* _Supplied information_:

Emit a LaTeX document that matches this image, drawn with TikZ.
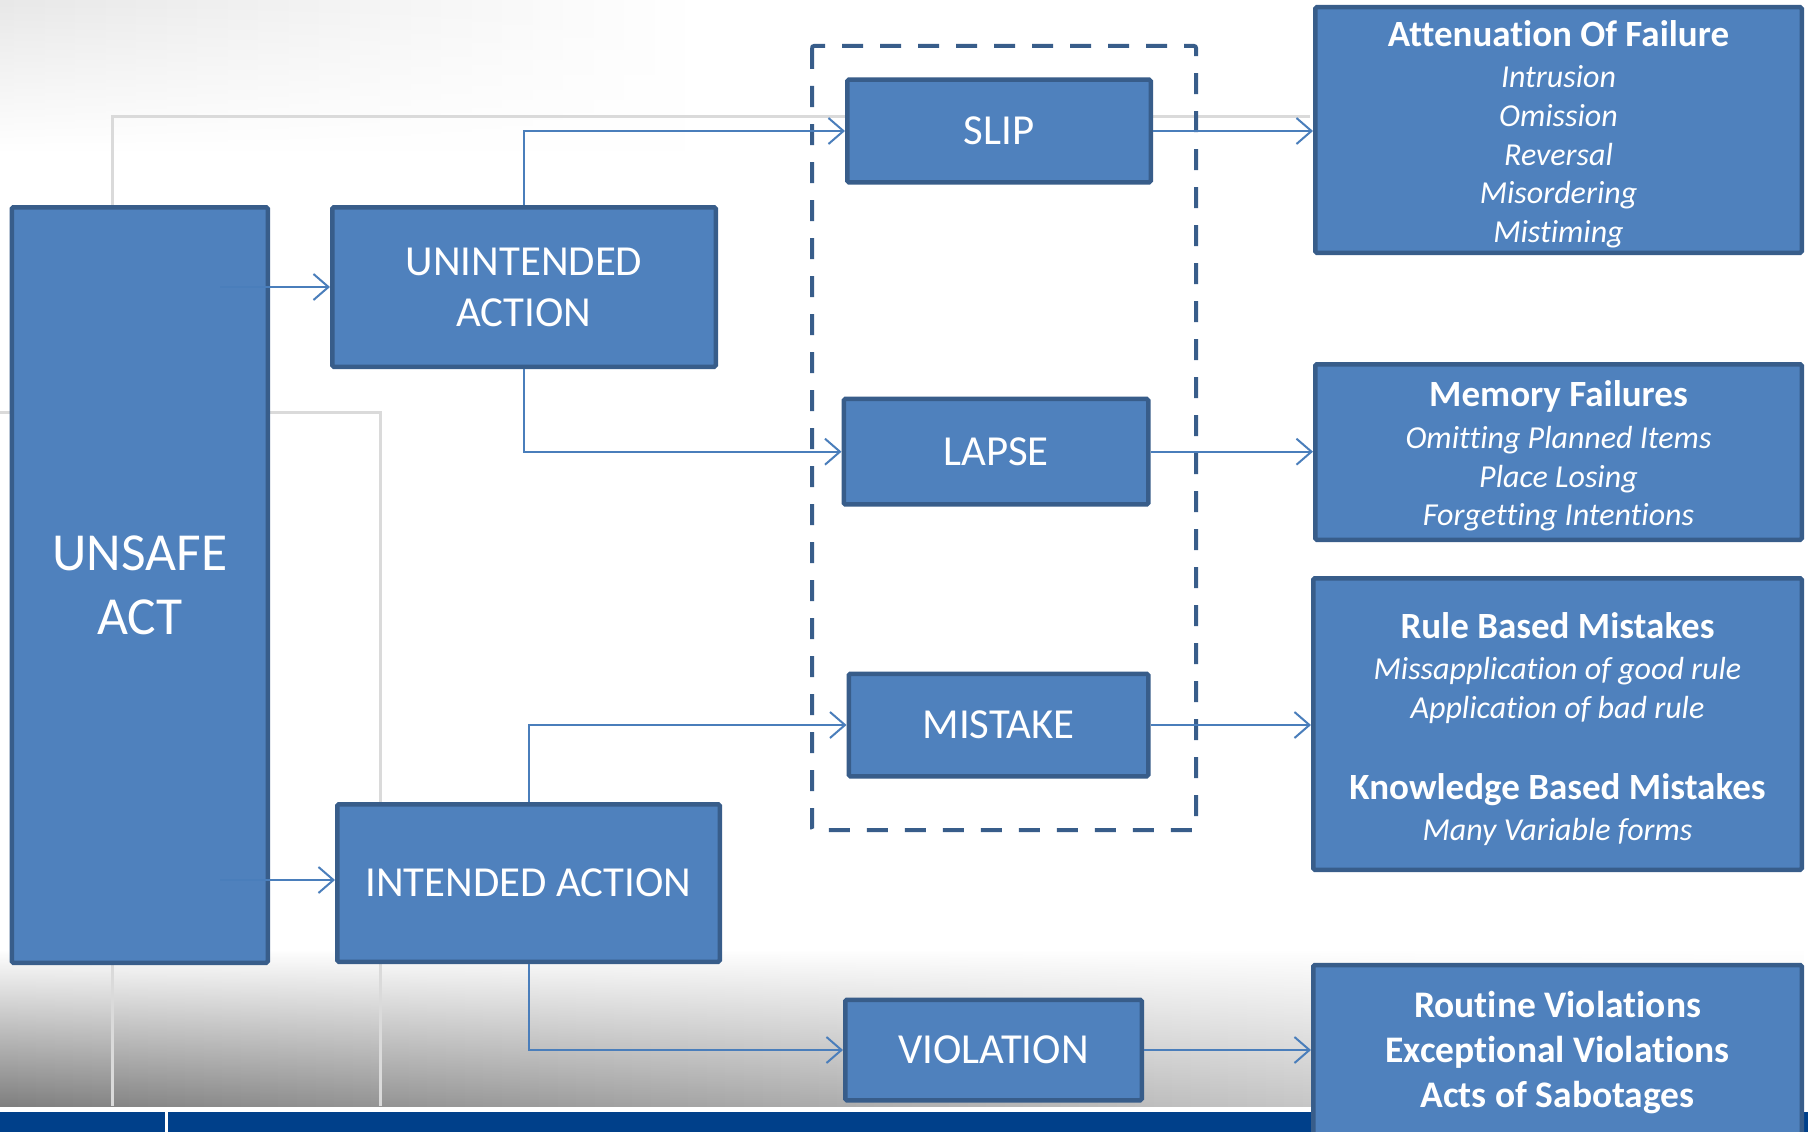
\documentclass[tikz,border=0pt]{standalone}
\usepackage{fontspec}
\setmainfont{Carlito}[Ligatures=NoCommon]
\usetikzlibrary{positioning, arrows.meta, calc, fadings}

\definecolor{boxfill}{HTML}{4F81BD}
\definecolor{boxline}{HTML}{385D8A}
\definecolor{linkblue}{HTML}{4A7EBB}
\definecolor{tmplgray}{HTML}{DADADA}
\definecolor{barblue}{HTML}{00408A}

\newcommand{\hd}[1]{{\fontsize{37}{41.5}\selectfont\upshape\bfseries #1}}

\begin{document}
\begin{tikzpicture}[
  x=1pt, y=-1pt,
  act/.style={draw=boxline, fill=boxfill, line width=4.5pt, text=white, align=center, inner sep=0, rounded corners=1.5pt},
  big/.style={font=\fontsize{53.5}{64}\selectfont},
  mid/.style={font=\fontsize{42.8}{51}\selectfont},
  info/.style={act, font=\fontsize{32}{38.6}\selectfont\itshape},
  link/.style={draw=linkblue, line width=2pt, -{Straight Barb[length=15pt,width=26pt]}},
  frame/.style={draw=boxline, line width=4pt, dash pattern=on 21pt off 17pt, rounded corners=2pt},
  tmpl/.style={draw=tmplgray, line width=3pt},
  ]

  \useasboundingbox (0,0) rectangle (1808,1132);
  \fill[white] (0,0) rectangle (1808,1132);

  % slide template behind the chart
  \shade[left color=black!9, right color=white, path fading=south] (0,0) rectangle (700,150);
  \shade[left color=black!50, right color=black!12, path fading=north] (0,950) rectangle (1808,1106);
  \draw[tmpl] (112,205) |- (1310,116);
  \draw[tmpl] (0,412) -| (380,1106);
  \draw[tmpl] (112,965) -- (112,1106);
  \fill[barblue] (0,1112) rectangle (1808,1132);
  \draw[white, line width=3pt] (166,1112) -- (166,1132);

  % dashed group round the error types
  \draw[frame] (812,46) rectangle (1196,830);

  % acts
  \node[act, big, minimum width=256pt, minimum height=755.5pt] (unsafe) at (139.75,585) {UNSAFE\\ACT};
  \node[act, mid, minimum width=383.5pt, minimum height=159.5pt] (unintended) at (524,287) {UNINTENDED\\ACTION};
  \node[act, mid, minimum width=382.5pt, minimum height=157.5pt] (intended) at (528.5,883) {INTENDED ACTION};

  % error types
  \node[act, mid, minimum width=303.5pt, minimum height=102.5pt] (slip) at (999,131) {SLIP};
  \node[act, mid, minimum width=304.5pt, minimum height=105.5pt] (lapse) at (996,451.7) {LAPSE};
  \node[act, mid, minimum width=299.5pt, minimum height=102.5pt] (mistake) at (998.5,725) {MISTAKE};
  \node[act, mid, minimum width=296.5pt, minimum height=100.5pt] (violation) at (993.5,1050) {VIOLATION};

  % descriptions
  \node[info, minimum width=486.5pt, minimum height=245.5pt] (attenuation) at (1558.5,130)
    {\rule{0pt}{34pt}\hd{Attenuation Of Failure}\\[3pt]Intrusion\\Omission\\Reversal\\Misordering\\Mistiming};
  \node[info, minimum width=486.5pt, minimum height=175.5pt] (memory) at (1558.5,452)
    {\rule{0pt}{34pt}\hd{Memory Failures}\\[3pt]Omitting Planned Items\\Place Losing\\Forgetting Intentions};
  \node[info, minimum width=488.5pt, minimum height=291.5pt] (rules) at (1557.5,724)
    {\rule{0pt}{36pt}\hd{Rule Based Mistakes}\\[3pt]Missapplication of good rule\\Application of bad rule\\[42pt]
     \hd{Knowledge Based Mistakes}\\[3pt]Many Variable forms};
  \node[act, font=\fontsize{37.5}{45}\selectfont\bfseries, minimum width=488.5pt, minimum height=175pt] (routine) at (1557.5,1052.5)
    {Routine Violations\\Exceptional Violations\\Acts of Sabotages};

  % connectors
  \coordinate (u1) at (220,287);
  \coordinate (u2) at (220,880);
  \draw[link] (u1) -- (unintended.west);
  \draw[link] (u2) -- (u2 -| intended.west);
  \draw[link] (unintended.north) |- (slip.west);
  \draw[link] (unintended.south) |- (lapse.west);
  \draw[link] (intended.north) |- (mistake.west);
  \draw[link] (intended.south) |- (violation.west);
  \draw[link] (slip.east) -- (slip.east -| attenuation.west);
  \draw[link] (lapse.east) -- (lapse.east -| memory.west);
  \draw[link] (mistake.east) -- (mistake.east -| rules.west);
  \draw[link] (violation.east) -- (violation.east -| routine.west);

\end{tikzpicture}
\end{document}
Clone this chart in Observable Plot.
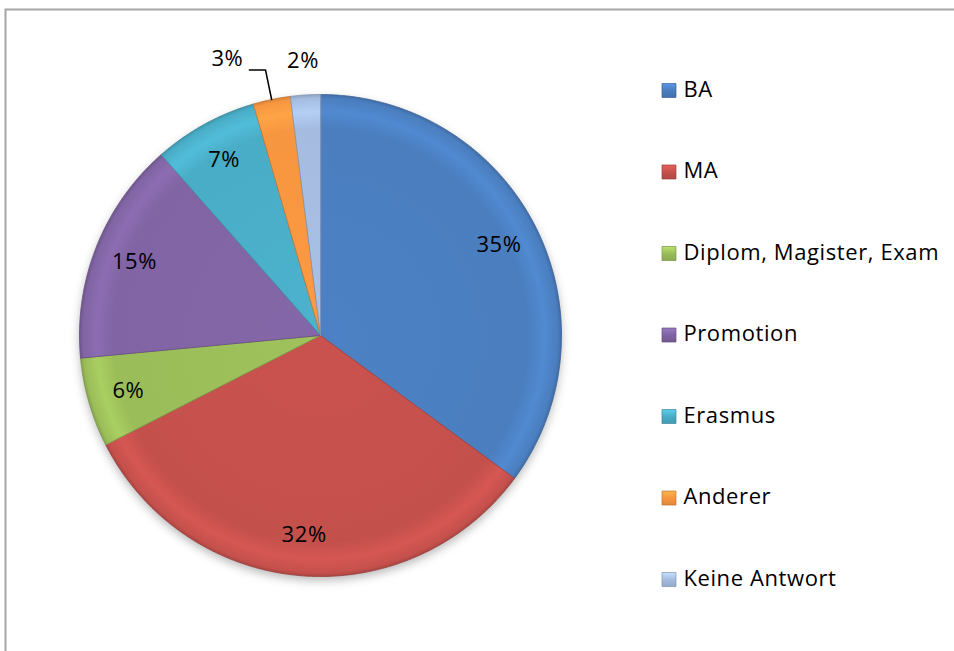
<!DOCTYPE html>
<html><head><meta charset="utf-8">
<script src="https://cdn.jsdelivr.net/npm/d3@7"></script>
<script src="https://cdn.jsdelivr.net/npm/@observablehq/plot@0.6"></script>
<style>body{margin:0;background:#fff}</style>
</head><body><div id="chart"></div>
<script>
const categories = ["BA", "MA", "Diplom, Magister, Exam", "Promotion", "Erasmus", "Anderer", "Keine Antwort"];
const values = [35.1, 32.4, 6.0, 15.0, 7.0, 2.5, 2.0];
const labels = ["35%", "32%", "6%", "15%", "7%", "3%", "2%"];
const colors = ["#4a7ebf", "#c4504c", "#9bbd59", "#8064a3", "#4aadc7", "#f79640", "#a5bce0"];

const arcs = d3.pie().sort(null).value(d => d)(values);
const slicePoints = arcs.flatMap((a, i) => {
  const n = Math.max(4, Math.ceil((a.endAngle - a.startAngle) / (Math.PI / 360)));
  const pts = [{key: i, x: 0, y: 0}];
  for (let k = 0; k <= n; k++) {
    const t = a.startAngle + (a.endAngle - a.startAngle) * k / n;
    pts.push({key: i, x: Math.sin(t), y: Math.cos(t)});
  }
  return pts;
});
const rimPoints = slicePoints.filter(d => d.x !== 0 || d.y !== 0);
const mid = a => (a.startAngle + a.endAngle) / 2;
const inside = arcs.map((a, i) => ({i, a})).filter(d => values[d.i] >= 5);
const labelData = inside.map(({i, a}) => ({text: labels[i], x: 0.83 * Math.sin(mid(a)), y: 0.83 * Math.cos(mid(a))}));
const keine = arcs[6], anderer = arcs[5];
const outLabel2 = [{text: labels[6], x: 1.15 * Math.sin(mid(keine)), y: 1.14 * Math.cos(mid(keine))}];
const elbow = {x: 1.125 * Math.sin(mid(anderer)), y: 1.125 * Math.cos(mid(anderer))};
const leader = [
  {x: Math.sin(mid(anderer)), y: Math.cos(mid(anderer))},
  elbow,
  {x: elbow.x - 0.067, y: elbow.y}
];
const outLabel3 = [{text: labels[5], x: elbow.x - 0.092, y: elbow.y + 0.045}];

const darker = c => d3.color(c).darker(0.7).formatHex();
const LX = 1.446, LTX = 1.506, LY0 = 1.0166, LTY0 = 1.0207, LSTEP = 0.3382;
const FS = 22;

const sliceMarks = colors.map((c, i) =>
  Plot.line(slicePoints.filter(d => d.key === i), {x: "x", y: "y", fill: `url(#grad${i})`, stroke: darker(c), strokeWidth: 0.8, curve: "linear-closed", className: "slice"})
);

const chart = Plot.plot({
  width: 954, height: 651, margin: 0,
  x: {domain: [-1, 1], range: [79, 561], axis: null},
  y: {domain: [-1, 1], range: [576, 94], axis: null},
  color: {type: "identity"},
  style: {fontFamily: "Open Sans", background: "white"},
  marks: [
    Plot.frame({stroke: "#a6a6a6", strokeWidth: 2, insetLeft: 5, insetTop: 9, insetRight: -5, insetBottom: -5}),
    Plot.line(rimPoints, {x: "x", y: "y", fill: "#000", fillOpacity: 0.28, stroke: "none", dy: 4, curve: "linear-closed", className: "pieshadow"}),
    ...sliceMarks,
    Plot.text(labelData, {x: "x", y: "y", text: "text", fontSize: FS, fill: "black", fontFamily: "Open Sans"}),
    Plot.text(outLabel2, {x: "x", y: "y", text: "text", fontSize: FS, fill: "black", fontFamily: "Open Sans"}),
    Plot.text(outLabel3, {x: "x", y: "y", text: "text", fontSize: FS, fill: "black", textAnchor: "end", fontFamily: "Open Sans"}),
    Plot.line(leader, {x: "x", y: "y", stroke: "black", strokeWidth: 1.5}),
    Plot.dot(categories, {x: () => LX, y: (d, i) => LY0 - i * LSTEP, symbol: "square", r: 7.9, fill: (d, i) => `url(#lg${i})`, stroke: (d, i) => darker(colors[i]), strokeWidth: 0.7}),
    Plot.text(categories, {x: () => LTX, y: (d, i) => LTY0 - i * LSTEP, text: d => d, textAnchor: "start", fontSize: FS, fill: "black", fontFamily: "Open Sans"})
  ]
});

const sx = chart.scale("x"), sy = chart.scale("y");
const cx = sx.apply(0), cy = sy.apply(0), rr = sx.apply(1) - sx.apply(0);
const svg = d3.select(chart);
const defs = svg.insert("defs", ":first-child");
colors.forEach((c, i) => {
  const g = defs.append("radialGradient").attr("id", `grad${i}`).attr("gradientUnits", "userSpaceOnUse")
    .attr("cx", cx).attr("cy", cy).attr("r", rr);
  const base = d3.color(c);
  [[0, base.brighter(0.08)], [0.86, base], [0.93, base.brighter(0.25)], [0.985, base], [1, base.darker(0.4)]]
    .forEach(([o, col]) => g.append("stop").attr("offset", o).attr("stop-color", col.formatHex()));
  const l = defs.append("linearGradient").attr("id", `lg${i}`).attr("x1", 0).attr("y1", 0).attr("x2", 0).attr("y2", 1);
  [[0, base.brighter(0.5)], [0.5, base], [1, base.darker(0.3)]]
    .forEach(([o, col]) => l.append("stop").attr("offset", o).attr("stop-color", col.formatHex()));
});
svg.selectAll(".pieshadow path").style("filter", "blur(5px)");
svg.selectAll("text").attr("letter-spacing", "0.6px");

document.getElementById("chart").appendChild(chart);
</script>
</body></html>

* _Directions for this task_:
Write out again, exactly, the lines from the start of the listing up to the line containing "(166,1112) -- (166,1132);", with both ends and without pictures.

* _Answer for the task_:
Emit a LaTeX document that matches this image, drawn with TikZ.
\documentclass[tikz,border=0pt]{standalone}
\usepackage{fontspec}
\setmainfont{Carlito}[Ligatures=NoCommon]
\usetikzlibrary{positioning, arrows.meta, calc, fadings}

\definecolor{boxfill}{HTML}{4F81BD}
\definecolor{boxline}{HTML}{385D8A}
\definecolor{linkblue}{HTML}{4A7EBB}
\definecolor{tmplgray}{HTML}{DADADA}
\definecolor{barblue}{HTML}{00408A}

\newcommand{\hd}[1]{{\fontsize{37}{41.5}\selectfont\upshape\bfseries #1}}

\begin{document}
\begin{tikzpicture}[
  x=1pt, y=-1pt,
  act/.style={draw=boxline, fill=boxfill, line width=4.5pt, text=white, align=center, inner sep=0, rounded corners=1.5pt},
  big/.style={font=\fontsize{53.5}{64}\selectfont},
  mid/.style={font=\fontsize{42.8}{51}\selectfont},
  info/.style={act, font=\fontsize{32}{38.6}\selectfont\itshape},
  link/.style={draw=linkblue, line width=2pt, -{Straight Barb[length=15pt,width=26pt]}},
  frame/.style={draw=boxline, line width=4pt, dash pattern=on 21pt off 17pt, rounded corners=2pt},
  tmpl/.style={draw=tmplgray, line width=3pt},
  ]

  \useasboundingbox (0,0) rectangle (1808,1132);
  \fill[white] (0,0) rectangle (1808,1132);

  % slide template behind the chart
  \shade[left color=black!9, right color=white, path fading=south] (0,0) rectangle (700,150);
  \shade[left color=black!50, right color=black!12, path fading=north] (0,950) rectangle (1808,1106);
  \draw[tmpl] (112,205) |- (1310,116);
  \draw[tmpl] (0,412) -| (380,1106);
  \draw[tmpl] (112,965) -- (112,1106);
  \fill[barblue] (0,1112) rectangle (1808,1132);
  \draw[white, line width=3pt] (166,1112) -- (166,1132);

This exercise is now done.